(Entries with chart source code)
◇ ◇ ◇
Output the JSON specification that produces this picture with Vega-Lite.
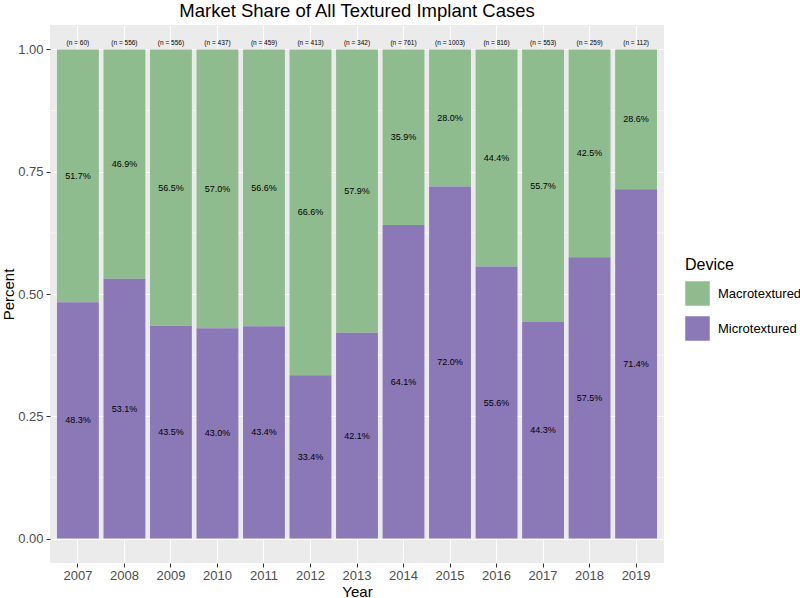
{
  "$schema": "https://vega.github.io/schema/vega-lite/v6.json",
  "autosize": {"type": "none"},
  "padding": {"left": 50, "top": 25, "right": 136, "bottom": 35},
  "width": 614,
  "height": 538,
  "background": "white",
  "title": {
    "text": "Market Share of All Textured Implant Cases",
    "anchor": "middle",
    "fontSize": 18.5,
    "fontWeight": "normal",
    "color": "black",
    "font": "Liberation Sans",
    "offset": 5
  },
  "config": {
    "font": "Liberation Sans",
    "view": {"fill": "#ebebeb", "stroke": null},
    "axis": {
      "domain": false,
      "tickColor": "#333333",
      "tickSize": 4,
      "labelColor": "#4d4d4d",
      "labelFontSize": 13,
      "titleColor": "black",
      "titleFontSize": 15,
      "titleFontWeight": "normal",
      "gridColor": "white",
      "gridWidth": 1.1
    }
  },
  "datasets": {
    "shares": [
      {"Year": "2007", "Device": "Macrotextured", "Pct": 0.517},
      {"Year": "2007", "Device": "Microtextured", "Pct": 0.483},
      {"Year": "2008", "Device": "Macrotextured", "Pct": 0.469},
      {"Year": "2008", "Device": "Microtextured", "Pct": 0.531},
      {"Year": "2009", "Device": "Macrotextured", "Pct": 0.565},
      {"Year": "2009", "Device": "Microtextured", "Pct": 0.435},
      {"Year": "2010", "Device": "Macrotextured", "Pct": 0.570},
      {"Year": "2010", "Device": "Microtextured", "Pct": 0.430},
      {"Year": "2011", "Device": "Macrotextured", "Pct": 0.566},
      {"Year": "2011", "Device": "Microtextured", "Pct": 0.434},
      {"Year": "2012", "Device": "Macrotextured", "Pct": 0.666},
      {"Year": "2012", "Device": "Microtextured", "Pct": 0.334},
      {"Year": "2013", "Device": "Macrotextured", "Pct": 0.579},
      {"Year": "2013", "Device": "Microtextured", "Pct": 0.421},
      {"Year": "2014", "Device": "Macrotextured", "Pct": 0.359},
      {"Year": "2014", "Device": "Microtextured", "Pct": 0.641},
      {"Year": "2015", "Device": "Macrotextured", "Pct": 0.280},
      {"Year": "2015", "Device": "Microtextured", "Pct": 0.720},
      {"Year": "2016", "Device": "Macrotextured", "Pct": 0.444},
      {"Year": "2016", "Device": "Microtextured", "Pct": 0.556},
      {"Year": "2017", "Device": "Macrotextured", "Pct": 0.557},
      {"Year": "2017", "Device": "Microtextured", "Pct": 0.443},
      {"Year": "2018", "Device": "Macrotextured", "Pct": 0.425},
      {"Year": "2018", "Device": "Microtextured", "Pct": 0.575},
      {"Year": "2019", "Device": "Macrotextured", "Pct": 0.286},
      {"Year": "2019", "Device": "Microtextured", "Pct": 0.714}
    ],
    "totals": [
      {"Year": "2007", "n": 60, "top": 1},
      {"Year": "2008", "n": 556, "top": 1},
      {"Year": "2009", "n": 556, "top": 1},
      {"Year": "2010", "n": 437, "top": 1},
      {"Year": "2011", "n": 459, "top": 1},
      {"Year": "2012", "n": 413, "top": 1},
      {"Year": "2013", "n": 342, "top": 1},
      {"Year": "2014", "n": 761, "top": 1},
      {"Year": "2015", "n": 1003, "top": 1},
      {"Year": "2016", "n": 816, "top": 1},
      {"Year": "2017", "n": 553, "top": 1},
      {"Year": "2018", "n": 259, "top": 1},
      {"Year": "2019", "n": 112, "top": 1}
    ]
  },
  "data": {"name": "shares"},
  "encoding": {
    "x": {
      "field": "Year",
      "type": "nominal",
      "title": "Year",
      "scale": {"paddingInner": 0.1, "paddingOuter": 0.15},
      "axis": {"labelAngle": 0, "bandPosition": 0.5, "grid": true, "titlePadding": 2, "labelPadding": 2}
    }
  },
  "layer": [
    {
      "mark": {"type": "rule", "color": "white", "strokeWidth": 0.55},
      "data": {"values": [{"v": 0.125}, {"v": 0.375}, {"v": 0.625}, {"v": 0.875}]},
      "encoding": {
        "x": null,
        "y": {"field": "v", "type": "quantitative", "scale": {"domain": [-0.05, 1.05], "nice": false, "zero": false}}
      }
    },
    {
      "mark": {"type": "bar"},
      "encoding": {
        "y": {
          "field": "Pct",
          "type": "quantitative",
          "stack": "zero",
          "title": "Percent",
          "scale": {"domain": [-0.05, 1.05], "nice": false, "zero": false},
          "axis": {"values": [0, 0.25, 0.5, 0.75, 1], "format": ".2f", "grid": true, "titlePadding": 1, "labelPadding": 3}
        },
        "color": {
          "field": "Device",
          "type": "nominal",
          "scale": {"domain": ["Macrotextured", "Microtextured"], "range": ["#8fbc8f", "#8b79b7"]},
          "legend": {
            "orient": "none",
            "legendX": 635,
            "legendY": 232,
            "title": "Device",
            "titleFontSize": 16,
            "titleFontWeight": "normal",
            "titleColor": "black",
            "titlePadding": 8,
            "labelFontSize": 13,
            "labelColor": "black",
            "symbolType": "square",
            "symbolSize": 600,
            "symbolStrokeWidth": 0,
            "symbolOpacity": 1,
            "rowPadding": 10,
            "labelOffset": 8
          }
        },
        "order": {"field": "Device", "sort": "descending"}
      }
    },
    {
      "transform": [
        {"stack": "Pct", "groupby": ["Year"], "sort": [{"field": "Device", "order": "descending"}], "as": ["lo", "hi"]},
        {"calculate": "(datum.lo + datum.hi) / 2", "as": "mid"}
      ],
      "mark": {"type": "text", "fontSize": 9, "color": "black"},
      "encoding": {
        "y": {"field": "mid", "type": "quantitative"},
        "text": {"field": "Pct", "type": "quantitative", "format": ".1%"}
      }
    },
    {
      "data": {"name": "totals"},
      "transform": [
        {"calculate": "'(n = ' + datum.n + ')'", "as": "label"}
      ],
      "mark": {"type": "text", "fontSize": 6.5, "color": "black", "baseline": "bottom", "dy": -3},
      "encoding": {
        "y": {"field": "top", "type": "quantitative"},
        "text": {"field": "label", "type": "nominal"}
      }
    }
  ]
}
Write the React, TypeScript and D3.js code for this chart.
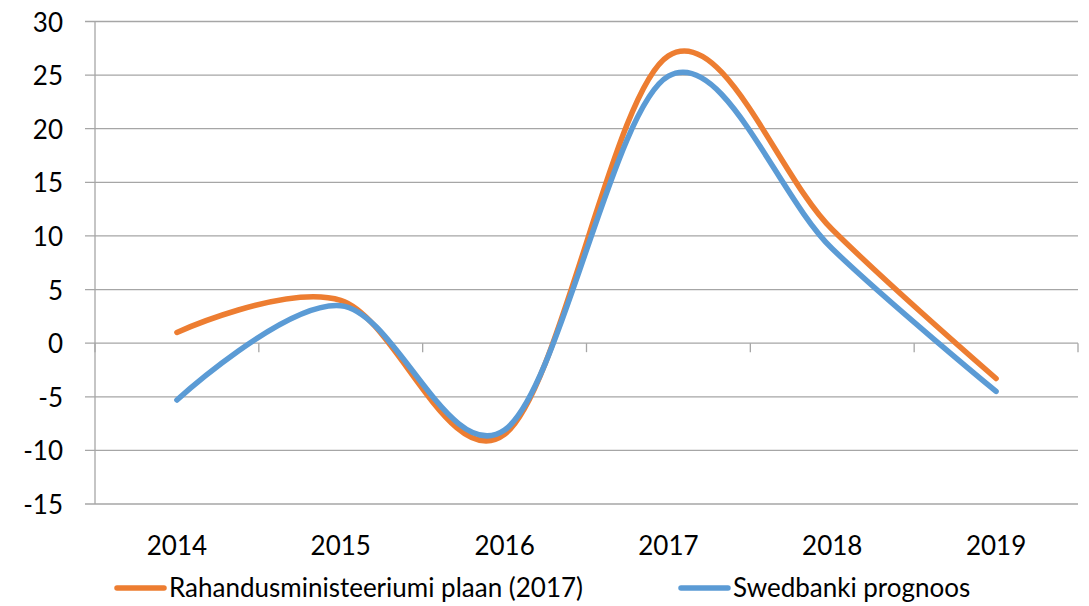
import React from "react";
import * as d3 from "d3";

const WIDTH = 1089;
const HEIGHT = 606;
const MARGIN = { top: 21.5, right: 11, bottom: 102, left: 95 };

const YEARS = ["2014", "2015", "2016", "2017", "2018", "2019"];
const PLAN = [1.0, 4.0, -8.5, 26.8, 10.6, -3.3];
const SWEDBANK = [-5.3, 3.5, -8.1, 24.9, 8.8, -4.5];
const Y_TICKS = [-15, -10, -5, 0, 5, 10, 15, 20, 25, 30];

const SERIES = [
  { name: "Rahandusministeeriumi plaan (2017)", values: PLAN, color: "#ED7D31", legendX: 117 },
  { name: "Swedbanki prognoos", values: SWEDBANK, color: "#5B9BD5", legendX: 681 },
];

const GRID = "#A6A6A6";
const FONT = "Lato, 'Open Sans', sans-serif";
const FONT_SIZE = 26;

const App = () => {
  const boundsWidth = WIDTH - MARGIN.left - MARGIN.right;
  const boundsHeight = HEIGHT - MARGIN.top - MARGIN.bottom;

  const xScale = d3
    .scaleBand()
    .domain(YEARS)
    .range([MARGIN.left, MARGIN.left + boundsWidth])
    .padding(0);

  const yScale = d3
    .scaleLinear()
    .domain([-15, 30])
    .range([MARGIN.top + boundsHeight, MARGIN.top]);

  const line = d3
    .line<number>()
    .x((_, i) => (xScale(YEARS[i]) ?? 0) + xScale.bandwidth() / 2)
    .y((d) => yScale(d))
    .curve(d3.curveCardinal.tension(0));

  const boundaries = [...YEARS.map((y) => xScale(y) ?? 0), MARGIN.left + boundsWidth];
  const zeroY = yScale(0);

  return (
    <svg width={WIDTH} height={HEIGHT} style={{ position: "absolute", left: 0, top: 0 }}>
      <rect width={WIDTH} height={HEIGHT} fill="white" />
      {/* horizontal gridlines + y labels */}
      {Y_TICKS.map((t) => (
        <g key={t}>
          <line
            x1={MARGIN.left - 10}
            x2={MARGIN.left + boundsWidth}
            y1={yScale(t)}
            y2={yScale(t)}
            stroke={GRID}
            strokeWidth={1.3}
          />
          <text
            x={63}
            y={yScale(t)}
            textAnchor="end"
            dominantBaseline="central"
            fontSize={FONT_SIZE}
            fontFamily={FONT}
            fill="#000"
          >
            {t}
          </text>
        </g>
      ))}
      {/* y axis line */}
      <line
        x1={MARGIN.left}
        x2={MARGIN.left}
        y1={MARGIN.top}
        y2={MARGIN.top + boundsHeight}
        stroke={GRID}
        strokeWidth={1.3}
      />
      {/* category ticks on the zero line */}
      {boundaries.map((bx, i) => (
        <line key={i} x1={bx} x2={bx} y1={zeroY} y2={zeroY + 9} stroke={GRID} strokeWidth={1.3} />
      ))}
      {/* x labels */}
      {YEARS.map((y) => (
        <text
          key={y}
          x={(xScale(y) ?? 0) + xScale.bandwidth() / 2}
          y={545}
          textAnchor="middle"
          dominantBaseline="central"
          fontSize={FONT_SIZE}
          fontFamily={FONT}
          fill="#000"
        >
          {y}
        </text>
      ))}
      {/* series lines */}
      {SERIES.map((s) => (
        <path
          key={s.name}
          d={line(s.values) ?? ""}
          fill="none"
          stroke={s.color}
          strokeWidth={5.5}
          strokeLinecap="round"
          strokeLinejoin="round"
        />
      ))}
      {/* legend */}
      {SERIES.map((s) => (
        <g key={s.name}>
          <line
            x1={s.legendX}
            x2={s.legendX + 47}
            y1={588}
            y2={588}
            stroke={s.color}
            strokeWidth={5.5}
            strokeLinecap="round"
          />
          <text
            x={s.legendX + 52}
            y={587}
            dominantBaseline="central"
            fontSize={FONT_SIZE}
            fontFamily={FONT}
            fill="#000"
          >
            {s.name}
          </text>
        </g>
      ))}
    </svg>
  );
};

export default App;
◇ ◇ ◇
▶ [Problem description] Nothing but the lines from the one containing "Write the React, TypeScript" through the one containing "const zeroY = yScale(0);" should appear in your copy, exactly as written and without pictures.

▶ [Written reply]
Write the React, TypeScript and D3.js code for this chart.
import React from "react";
import * as d3 from "d3";

const WIDTH = 1089;
const HEIGHT = 606;
const MARGIN = { top: 21.5, right: 11, bottom: 102, left: 95 };

const YEARS = ["2014", "2015", "2016", "2017", "2018", "2019"];
const PLAN = [1.0, 4.0, -8.5, 26.8, 10.6, -3.3];
const SWEDBANK = [-5.3, 3.5, -8.1, 24.9, 8.8, -4.5];
const Y_TICKS = [-15, -10, -5, 0, 5, 10, 15, 20, 25, 30];

const SERIES = [
  { name: "Rahandusministeeriumi plaan (2017)", values: PLAN, color: "#ED7D31", legendX: 117 },
  { name: "Swedbanki prognoos", values: SWEDBANK, color: "#5B9BD5", legendX: 681 },
];

const GRID = "#A6A6A6";
const FONT = "Lato, 'Open Sans', sans-serif";
const FONT_SIZE = 26;

const App = () => {
  const boundsWidth = WIDTH - MARGIN.left - MARGIN.right;
  const boundsHeight = HEIGHT - MARGIN.top - MARGIN.bottom;

  const xScale = d3
    .scaleBand()
    .domain(YEARS)
    .range([MARGIN.left, MARGIN.left + boundsWidth])
    .padding(0);

  const yScale = d3
    .scaleLinear()
    .domain([-15, 30])
    .range([MARGIN.top + boundsHeight, MARGIN.top]);

  const line = d3
    .line<number>()
    .x((_, i) => (xScale(YEARS[i]) ?? 0) + xScale.bandwidth() / 2)
    .y((d) => yScale(d))
    .curve(d3.curveCardinal.tension(0));

  const boundaries = [...YEARS.map((y) => xScale(y) ?? 0), MARGIN.left + boundsWidth];
  const zeroY = yScale(0);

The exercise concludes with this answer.